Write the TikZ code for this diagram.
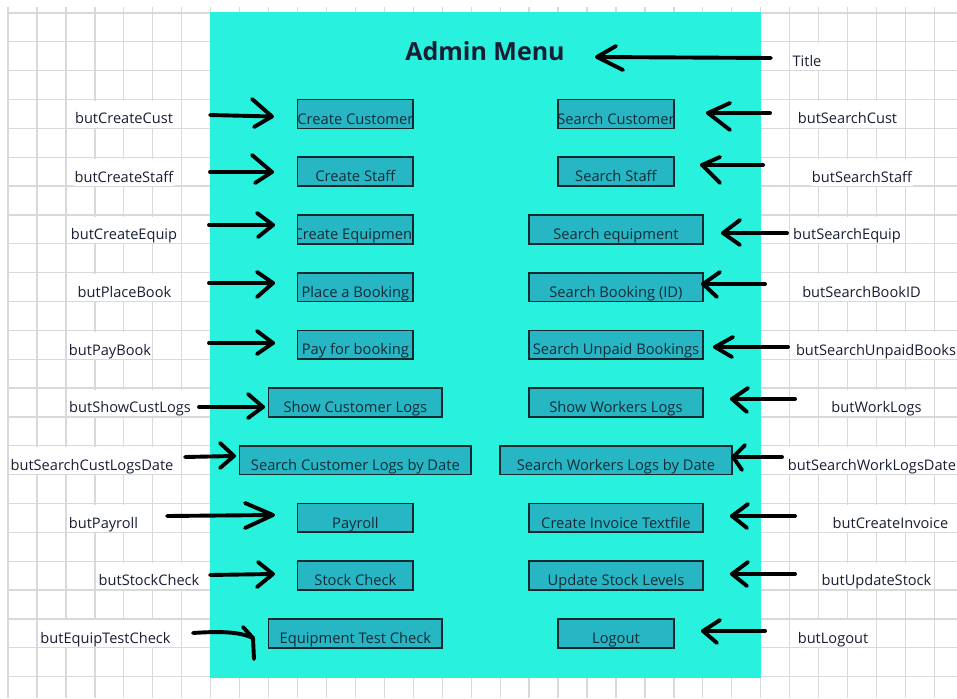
\documentclass[tikz,border=0pt]{standalone}
\usepackage{fontspec}
\setmainfont{Open Sans}
\usetikzlibrary{calc}
\definecolor{panel}{RGB}{40,242,222}
\definecolor{btnfill}{RGB}{38,182,196}
\definecolor{btnline}{RGB}{22,40,46}
\definecolor{gridline}{RGB}{217,217,217}
\definecolor{ink}{RGB}{26,30,52}
\definecolor{btnink}{RGB}{20,44,56}

% a form button spanning columns #2..#3 in sheet row #4, text clipped to the box
\newcommand\menubtn[5]{%
  \node[btnbox, minimum width={28.95pt*(#3-#2)}, minimum height=28.85pt]
    (#1) at ({8+28.95*(#2+#3)/2},{13+28.85*(#4+0.5)}) {};
  \begin{scope}
    \clip (#1.south west) rectangle (#1.north east);
    \node[btntext] at ({8+28.95*(#2+#3)/2},{13+28.85*(#4+1)-4.3}) {#5};
  \end{scope}
  \draw[btnedge] (#1.south west) rectangle (#1.north east);}

% a hand-drawn arrow: name, tail, tip, upper arm end, lower arm end
\newcommand\handarrow[5]{%
  \coordinate (#1-tail) at #2;
  \coordinate (#1-tip) at #3;
  \draw[pen] (#1-tail) -- (#1-tip);
  \draw[pen] #4 -- (#1-tip) -- #5;}

\begin{document}
\begin{tikzpicture}[x=1pt,y=-1pt,
  gridl/.style={draw=gridline, line width=1.3pt},
  btnbox/.style={fill=btnfill, draw=none, inner sep=0pt, outer sep=0pt},
  btnedge/.style={draw=btnline, line width=1.7pt},
  btntext/.style={anchor=base, inner sep=0pt, text=btnink,
    font=\fontsize{14.7}{17}\selectfont},
  lbl/.style={anchor=base, fill=white, inner xsep=1pt, inner ysep=0pt,
    text height=23pt, text depth=3.5pt, text=ink,
    font=\fontsize{14.6}{17}\selectfont},
  pen/.style={draw=black, line width=3.9pt, line cap=round, line join=round},
  titletext/.style={anchor=base, inner sep=0pt, text=ink,
    font=\bfseries\fontsize{25}{30}\selectfont}]

\fill[white] (0,0) rectangle (957,698);
\useasboundingbox (0,0) rectangle (957,698);

% spreadsheet grid
\foreach \k in {0,...,32}
  \draw[gridl] ({8+28.95*\k},7) -- ({8+28.95*\k},698);
\foreach \k in {0,...,23}
  \draw[gridl] (8,{13+28.85*\k}) -- (957,{13+28.85*\k});

% control names, left column
\node[lbl] (lCreateCust)   at (124,124)   {butCreateCust};
\node[lbl] (lCreateStaff)  at (124,182)   {butCreateStaff};
\node[lbl] (lCreateEquip)  at (124,239.5) {butCreateEquip};
\node[lbl] (lPlaceBook)    at (124.5,297.2) {butPlaceBook};
\node[lbl] (lPayBook)      at (110,355)   {butPayBook};
\node[lbl] (lShowCustLogs) at (130,412.6) {butShowCustLogs};
\node[lbl] (lSearchCustLogsDate) at (92,470.3) {butSearchCustLogsDate};
\node[lbl] (lPayroll)      at (103.5,528) {butPayroll};
\node[lbl] (lStockCheck)   at (149,585.7) {butStockCheck};
\node[lbl] (lEquipTestCheck) at (105.5,643.4) {butEquipTestCheck};

% control names, right column
\node[lbl] (lTitle)        at (807,66.4)  {Title};
\node[lbl] (lSearchCust)   at (847.5,124) {butSearchCust};
\node[lbl] (lSearchStaff)  at (862,182)   {butSearchStaff};
\node[lbl] (lSearchEquip)  at (847,239.5) {butSearchEquip};
\node[lbl] (lSearchBookID) at (861.5,297.2) {butSearchBookID};
\node[lbl] (lSearchUnpaidBooks) at (876,355) {butSearchUnpaidBooks};
\node[lbl] (lWorkLogs)     at (876.5,412.6) {butWorkLogs};
\node[lbl] (lSearchWorkLogsDate) at (872,470.3) {butSearchWorkLogsDate};
\node[lbl] (lCreateInvoice) at (890.5,528) {butCreateInvoice};
\node[lbl] (lUpdateStock)  at (876.5,585.7) {butUpdateStock};
\node[lbl] (lLogout)       at (833,643.4) {butLogout};

% form background
\fill[panel] (210,12) rectangle (761,678);

\node[titletext] (title) at (485,61) {Admin Menu};

% buttons, left column
\menubtn{bCreateCust}{10}{14}{3}{Create Customer}
\menubtn{bCreateStaff}{10}{14}{5}{Create Staff}
\menubtn{bCreateEquip}{10}{14}{7}{Create Equipment}
\menubtn{bPlaceBook}{10}{14}{9}{Place a Booking}
\menubtn{bPayBook}{10}{14}{11}{Pay for booking}
\menubtn{bShowCustLogs}{9}{15}{13}{Show Customer Logs}
\menubtn{bSearchCustLogsDate}{8}{16}{15}{Search Customer Logs by Date}
\menubtn{bPayroll}{10}{14}{17}{Payroll}
\menubtn{bStockCheck}{10}{14}{19}{Stock Check}
\menubtn{bEquipTestCheck}{9}{15}{21}{Equipment Test Check}

% buttons, right column
\menubtn{bSearchCust}{19}{23}{3}{Search Customer}
\menubtn{bSearchStaff}{19}{23}{5}{Search Staff}
\menubtn{bSearchEquip}{18}{24}{7}{Search equipment}
\menubtn{bSearchBookID}{18}{24}{9}{Search Booking (ID)}
\menubtn{bSearchUnpaid}{18}{24}{11}{Search Unpaid Bookings}
\menubtn{bWorkLogs}{18}{24}{13}{Show Workers Logs}
\menubtn{bSearchWorkLogsDate}{17}{25}{15}{Search Workers Logs by Date}
\menubtn{bCreateInvoice}{18}{24}{17}{Create Invoice Textfile}
\menubtn{bUpdateStock}{18}{24}{19}{Update Stock Levels}
\menubtn{bLogout}{19}{23}{21}{Logout}

% hand-drawn arrows from the names to their controls, left side
\handarrow{aCreateCust}{(210,115)}{(272,116.5)}{(252,99)}{(254,127)}
\handarrow{aCreateStaff}{(210,172)}{(272,172)}{(252,155)}{(255,183)}
\handarrow{aCreateEquip}{(209,225)}{(273,225)}{(257,213)}{(258,237)}
\handarrow{aPlaceBook}{(209,283)}{(273,283)}{(257,272)}{(257,297)}
\handarrow{aPayBook}{(209,343)}{(273,343)}{(257,331)}{(257,354)}
\handarrow{aShowCustLogs}{(199,407)}{(263,407)}{(248,394)}{(248,418)}
\handarrow{aSearchCustLogsDate}{(185,457)}{(234,456)}{(220,443)}{(220,468)}
\handarrow{aPayroll}{(167,516)}{(273,515)}{(245,503)}{(245,528)}
\handarrow{aStockCheck}{(210,575)}{(273,574)}{(258,562)}{(257,587)}
% the hooked one
\coordinate (aEquipTestCheck-tail) at (193,633);
\coordinate (aEquipTestCheck-bend) at (253,638);
\coordinate (aEquipTestCheck-tip) at (254,659);
\draw[pen] (aEquipTestCheck-tail) .. controls (222,631) and (240,632)
  .. (aEquipTestCheck-bend) -- (aEquipTestCheck-tip);
\draw[pen] (243,627) -- (aEquipTestCheck-bend);

% right side
\handarrow{aTitle}{(771,58)}{(597,57)}{(616,46)}{(623,70)}
\handarrow{aSearchCust}{(770,113)}{(708,113)}{(730,103)}{(730,130)}
\handarrow{aSearchStaff}{(763,165)}{(702,165)}{(720,157)}{(720,183)}
\handarrow{aSearchEquip}{(787,233)}{(723,233)}{(740,220)}{(740,245)}
\handarrow{aSearchBookID}{(765,284)}{(703,284)}{(720,272)}{(717,297)}
\handarrow{aSearchUnpaid}{(788,347)}{(715,347)}{(733,337)}{(732,357)}
\handarrow{aWorkLogs}{(795,399)}{(732,399)}{(748,388)}{(747,412)}
\handarrow{aSearchWorkLogsDate}{(782,457)}{(733,457)}{(745,445)}{(742,470)}
\handarrow{aCreateInvoice}{(795,516)}{(732,516)}{(748,504)}{(747,528)}
\handarrow{aUpdateStock}{(795,574)}{(732,574)}{(748,562)}{(747,586)}
\handarrow{aLogout}{(765,631)}{(703,631)}{(720,620)}{(717,643)}

\end{tikzpicture}
\end{document}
---*---
#### What is needed
Please reproduce the listing exactly from its opening line through the line that contains "#4 -- (#1-tip)", both included, with all pictures omitted.

#### Output below
Write the TikZ code for this diagram.
\documentclass[tikz,border=0pt]{standalone}
\usepackage{fontspec}
\setmainfont{Open Sans}
\usetikzlibrary{calc}
\definecolor{panel}{RGB}{40,242,222}
\definecolor{btnfill}{RGB}{38,182,196}
\definecolor{btnline}{RGB}{22,40,46}
\definecolor{gridline}{RGB}{217,217,217}
\definecolor{ink}{RGB}{26,30,52}
\definecolor{btnink}{RGB}{20,44,56}

% a form button spanning columns #2..#3 in sheet row #4, text clipped to the box
\newcommand\menubtn[5]{%
  \node[btnbox, minimum width={28.95pt*(#3-#2)}, minimum height=28.85pt]
    (#1) at ({8+28.95*(#2+#3)/2},{13+28.85*(#4+0.5)}) {};
  \begin{scope}
    \clip (#1.south west) rectangle (#1.north east);
    \node[btntext] at ({8+28.95*(#2+#3)/2},{13+28.85*(#4+1)-4.3}) {#5};
  \end{scope}
  \draw[btnedge] (#1.south west) rectangle (#1.north east);}

% a hand-drawn arrow: name, tail, tip, upper arm end, lower arm end
\newcommand\handarrow[5]{%
  \coordinate (#1-tail) at #2;
  \coordinate (#1-tip) at #3;
  \draw[pen] (#1-tail) -- (#1-tip);
  \draw[pen] #4 -- (#1-tip) -- #5;}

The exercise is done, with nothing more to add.